- Given information:

++++++++++++++++++++

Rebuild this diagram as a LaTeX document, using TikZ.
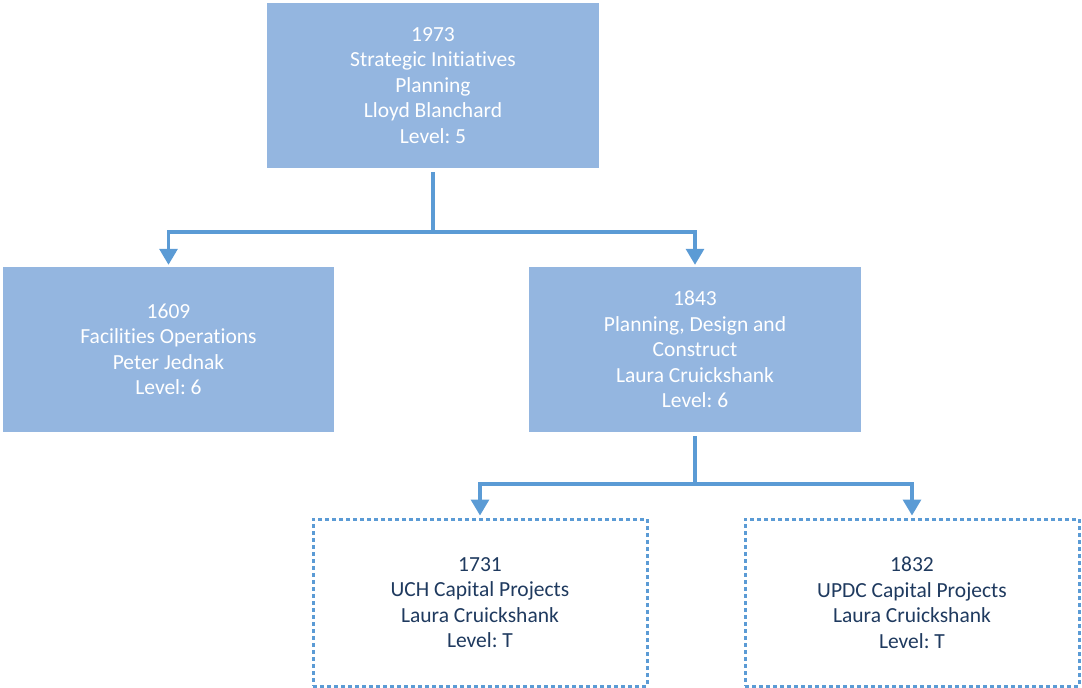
\documentclass[tikz,border=0pt]{standalone}
\usepackage{fontspec}
\setmainfont[Ligatures={NoCommon}]{Carlito}
\usetikzlibrary{arrows.meta}
\definecolor{boxfill}{HTML}{94B6E0}
\definecolor{linec}{HTML}{5B9BD5}
\definecolor{navy}{HTML}{1F3A5F}
\tikzset{
  solidbox/.style={fill=boxfill, draw=none, inner sep=0pt, text=white, align=center,
    font=\fontsize{21.5}{25.5}\selectfont},
  dashbox/.style={fill=white, draw=linec, line width=3pt, dash pattern=on 4pt off 3pt,
    inner sep=0pt, text=navy, align=center, font=\fontsize{21.5}{25.5}\selectfont},
  conn/.style={draw=linec, line width=3.2pt},
  arr/.style={conn, -{Triangle[width=18pt,length=16pt]}}
}
\frenchspacing
\begin{document}
\begin{tikzpicture}[x=1pt,y=-1pt]
\useasboundingbox (0,0) rectangle (1082,688);
\node[solidbox, minimum width=332pt, minimum height=165pt] (top) at (433,85.5)
  {1973\\Strategic Initiatives\\Planning\\Lloyd Blanchard\\Level: 5};
\node[solidbox, minimum width=331pt, minimum height=165pt] (fo) at (168.5,349.5)
  {1609\\Facilities Operations\\Peter Jednak\\Level: 6};
\node[solidbox, minimum width=332pt, minimum height=165pt] (pdc) at (695,349.5)
  {1843\\Planning, Design and\\Construct\\Laura Cruickshank\\Level: 6};
\node[dashbox, minimum width=334pt, minimum height=167pt] (uch) at (480,602.5)
  {1731\\UCH Capital Projects\\Laura Cruickshank\\Level: T};
\node[dashbox, minimum width=334pt, minimum height=167pt] (updc) at (912,602.5)
  {1832\\UPDC Capital Projects\\Laura Cruickshank\\Level: T};
\coordinate (j1) at (433,232);
\coordinate (j2) at (695,484);
\draw[conn, shorten <=4pt] (top.south) -- (j1);
\draw[arr, shorten >=2pt] (j1) -| (fo.north);
\draw[arr, shorten >=2pt] (j1) -| (pdc.north);
\draw[conn, shorten <=4pt] (pdc.south) -- (j2);
\draw[arr, shorten >=2pt] (j2) -| (uch.north);
\draw[arr, shorten >=2pt] (j2) -| (updc.north);
\end{tikzpicture}
\end{document}
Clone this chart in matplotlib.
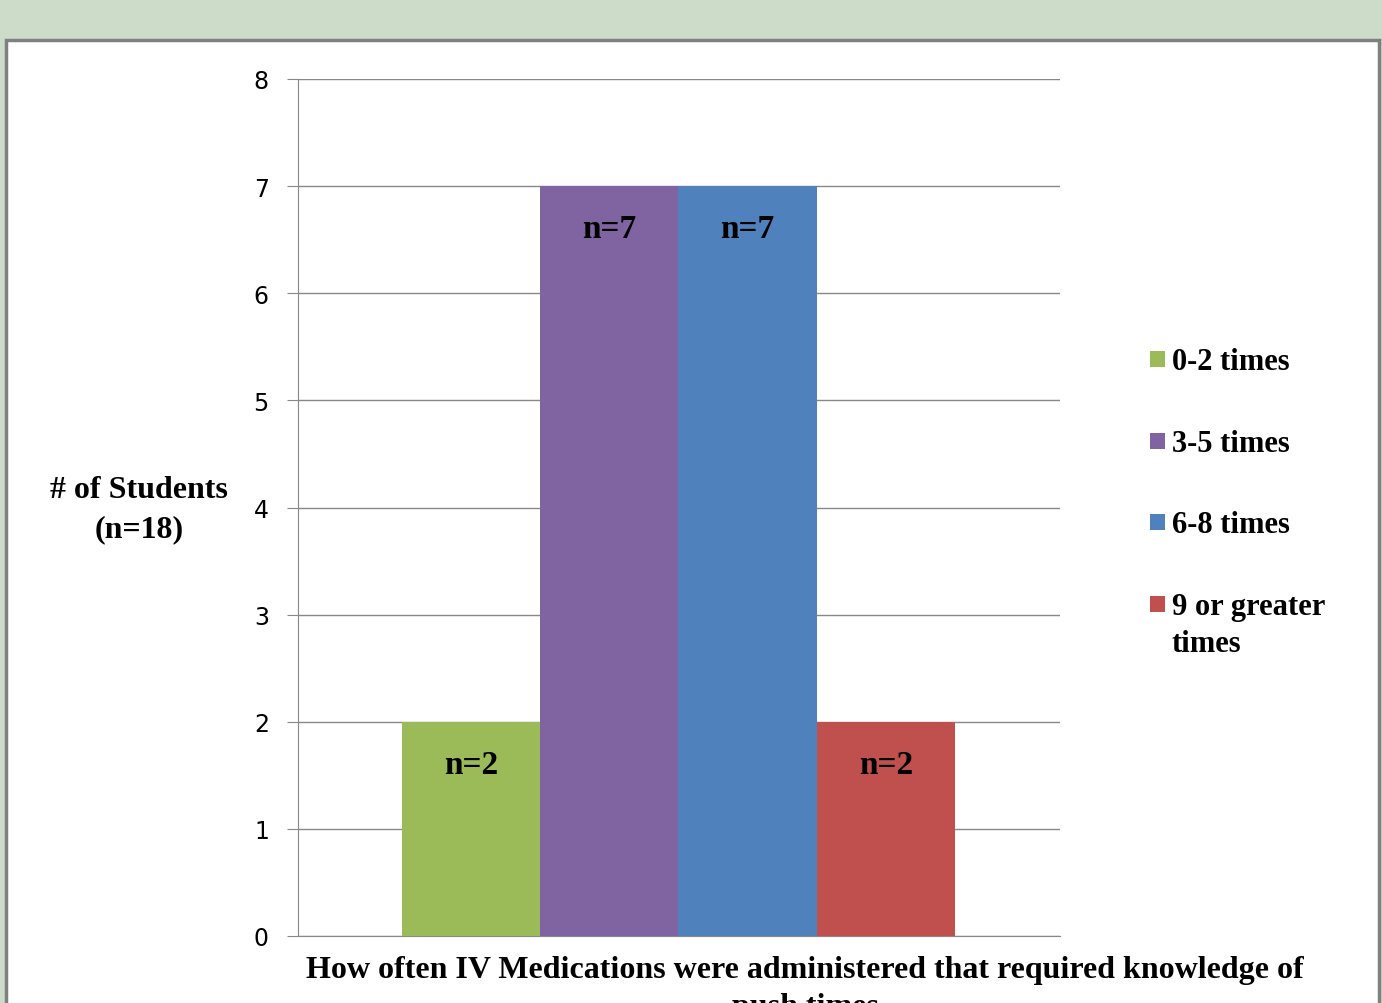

++++++++++++++++++++

- Do this:
What comes back should match the records exactly, minus any pictures.

- Reply:
Rebuild this diagram as a LaTeX document, using TikZ.
\documentclass[tikz,border=0pt]{standalone}
\usepackage{fontspec}
\setmainfont[Ligatures={NoCommon}]{Carlito}
\usetikzlibrary{arrows.meta}
\definecolor{boxfill}{HTML}{94B6E0}
\definecolor{linec}{HTML}{5B9BD5}
\definecolor{navy}{HTML}{1F3A5F}
\tikzset{
  solidbox/.style={fill=boxfill, draw=none, inner sep=0pt, text=white, align=center,
    font=\fontsize{21.5}{25.5}\selectfont},
  dashbox/.style={fill=white, draw=linec, line width=3pt, dash pattern=on 4pt off 3pt,
    inner sep=0pt, text=navy, align=center, font=\fontsize{21.5}{25.5}\selectfont},
  conn/.style={draw=linec, line width=3.2pt},
  arr/.style={conn, -{Triangle[width=18pt,length=16pt]}}
}
\frenchspacing
\begin{document}
\begin{tikzpicture}[x=1pt,y=-1pt]
\useasboundingbox (0,0) rectangle (1082,688);
\node[solidbox, minimum width=332pt, minimum height=165pt] (top) at (433,85.5)
  {1973\\Strategic Initiatives\\Planning\\Lloyd Blanchard\\Level: 5};
\node[solidbox, minimum width=331pt, minimum height=165pt] (fo) at (168.5,349.5)
  {1609\\Facilities Operations\\Peter Jednak\\Level: 6};
\node[solidbox, minimum width=332pt, minimum height=165pt] (pdc) at (695,349.5)
  {1843\\Planning, Design and\\Construct\\Laura Cruickshank\\Level: 6};
\node[dashbox, minimum width=334pt, minimum height=167pt] (uch) at (480,602.5)
  {1731\\UCH Capital Projects\\Laura Cruickshank\\Level: T};
\node[dashbox, minimum width=334pt, minimum height=167pt] (updc) at (912,602.5)
  {1832\\UPDC Capital Projects\\Laura Cruickshank\\Level: T};
\coordinate (j1) at (433,232);
\coordinate (j2) at (695,484);
\draw[conn, shorten <=4pt] (top.south) -- (j1);
\draw[arr, shorten >=2pt] (j1) -| (fo.north);
\draw[arr, shorten >=2pt] (j1) -| (pdc.north);
\draw[conn, shorten <=4pt] (pdc.south) -- (j2);
\draw[arr, shorten >=2pt] (j2) -| (uch.north);
\draw[arr, shorten >=2pt] (j2) -| (updc.north);
\end{tikzpicture}
\end{document}
Clone this chart in matplotlib.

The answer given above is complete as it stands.